Menu

Sunday, December 30, 2012

Is pairs trading dead?

Bad news everybody, according to my calculations, ( which I sincerely hope are incorrect) the classical pairs trading is dead. Some people would strongly disagree, but here is what I found:

Let's take a hypothetical strategy that works on a basket of etfs:
['SPY','XLY','XLE','XLF','XLI','XLB','XLK','IWM','QQQ','DIA']
From these etfs 90 unique pairs can be made. Each pair is constructed as a market-neutral spread.

Strategy rules:
On each day, for each pair, calculate z-score based on 25-day standard deviation.
If z-score > threshold, go short, close next day
If z-score < -threshold go long, close next day

To keep it all simple, the calculation is done without any capital management (one can have up to 90 pairs in portfolio on each day) . Transaction costs are not taken into account either.
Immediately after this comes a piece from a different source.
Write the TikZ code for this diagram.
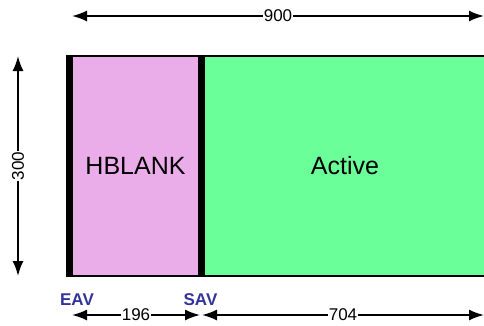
\documentclass[tikz,border=0pt]{standalone}
\usepackage{fontspec}
\setmainfont{Liberation Sans}
\usetikzlibrary{arrows.meta,positioning,calc}
\definecolor{hbpink}{RGB}{235,173,233}
\definecolor{actgreen}{RGB}{106,255,153}
\definecolor{markblue}{RGB}{51,51,153}

\begin{document}
\begin{tikzpicture}[x=1pt,y=-1pt,
region/.style={draw=black,line width=1.5pt,inner sep=0pt,minimum height=220pt,
font=\fontsize{25}{28}\selectfont},
bar/.style={line width=7pt},
dim/.style={{Latex[length=15pt,width=11pt]}-{Latex[length=15pt,width=11pt]},line width=1.8pt},
dimlabel/.style={fill=white,inner sep=1pt,font=\fontsize{17}{19}\selectfont},
marker/.style={text=markblue,font=\bfseries\fontsize{17}{19}\selectfont}]
\useasboundingbox (0,0) rectangle (484,325);
\node[region,fill=hbpink,minimum width=131pt] (hblank) at (135.5,166) {HBLANK};
\node[region,fill=actgreen,minimum width=288pt] (active) at (345,166) {Active};
\draw[bar] (hblank.north west)--(hblank.south west);
\draw[bar] (hblank.north east)--(hblank.south east);
% dimension lines
\coordinate (topl) at (72,16);
\coordinate (topr) at (484,16);
\coordinate (vtop) at (18,56);
\coordinate (vbot) at (18,276);
\coordinate (eav) at (72,315);
\coordinate (sav) at (200,315);
\coordinate (savr) at (202,315);
\coordinate (endr) at (484,315);
\draw[dim] (topl)--node[dimlabel]{900}(topr);
\draw[dim] (vtop)--node[dimlabel,rotate=90]{300}(vbot);
\draw[dim] (eav)--node[dimlabel]{196}(sav);
\draw[dim] (savr)--node[dimlabel]{704}(endr);
\node[marker] (eavlabel) at (77,300) {EAV};
\node[marker] (savlabel) at (200.5,300) {SAV};
\end{tikzpicture}
\end{document}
To put it simply,  this strategy tracks one-day mean reverting nature of market neutral spreads.
Here are the results simulated for several thresholds:


No matter what threshold is used, the strategy is highly profitable in 2008, pretty good throuh 2009 and completely worthless from early 2010.
This is not the first time I came across this change in mean-reverting behavior in etfs. No matter what I've tried, I had no luck in finding a pairs trading strategy that would work on ETFs past 2010. My conclusion is that these types of simple stat-arb models just don't cut it any more.

Pca - how it really works

I suppose that my previous post did not provide insights on how PCA really works. Here is another try at the subject, using a simple pair as an example.
Let's take SPY and IWM, which are highly correlated. If daily returns of IWM are plotted against daily returns of SPY, the relationship is highly linear (see left chart).
Applying PCA on this data gives two principal component vectors, plotted in red (first) and green (second). These two vectors are orhogonal, with the first one pointing in the direction of highest variance. Transformed data is nothing more than the original data projected on the new coordinate axis formed by these two vectors. The transformed data is shown in the right chart. As you can clearly see, all  points are still there, but the dataset is rotated.
The second vector is in this case -0.78 SPY + 0.62 IWM which produces a market-neutral spread.  Of course the same result would be achieved by using the beta of IWM.
The fun thing about PCA is that it is useful in building three- and more legged spreads. The procedure is exactly the same as above, but the transformation is done in a higer dimensional space. 

Monday, December 3, 2012

Using PCA for spread trading

Classical pairs trading usually involves building a pair consisting of two legs, which ideally should be market-neutral or in other words, pair returns should have zero correlation with market returns. The process of building a 'good' pair is pretty standard. A typical way of building a pair (spread) involve choosing two correlated securities and forming a market-neutral pair using stock betas.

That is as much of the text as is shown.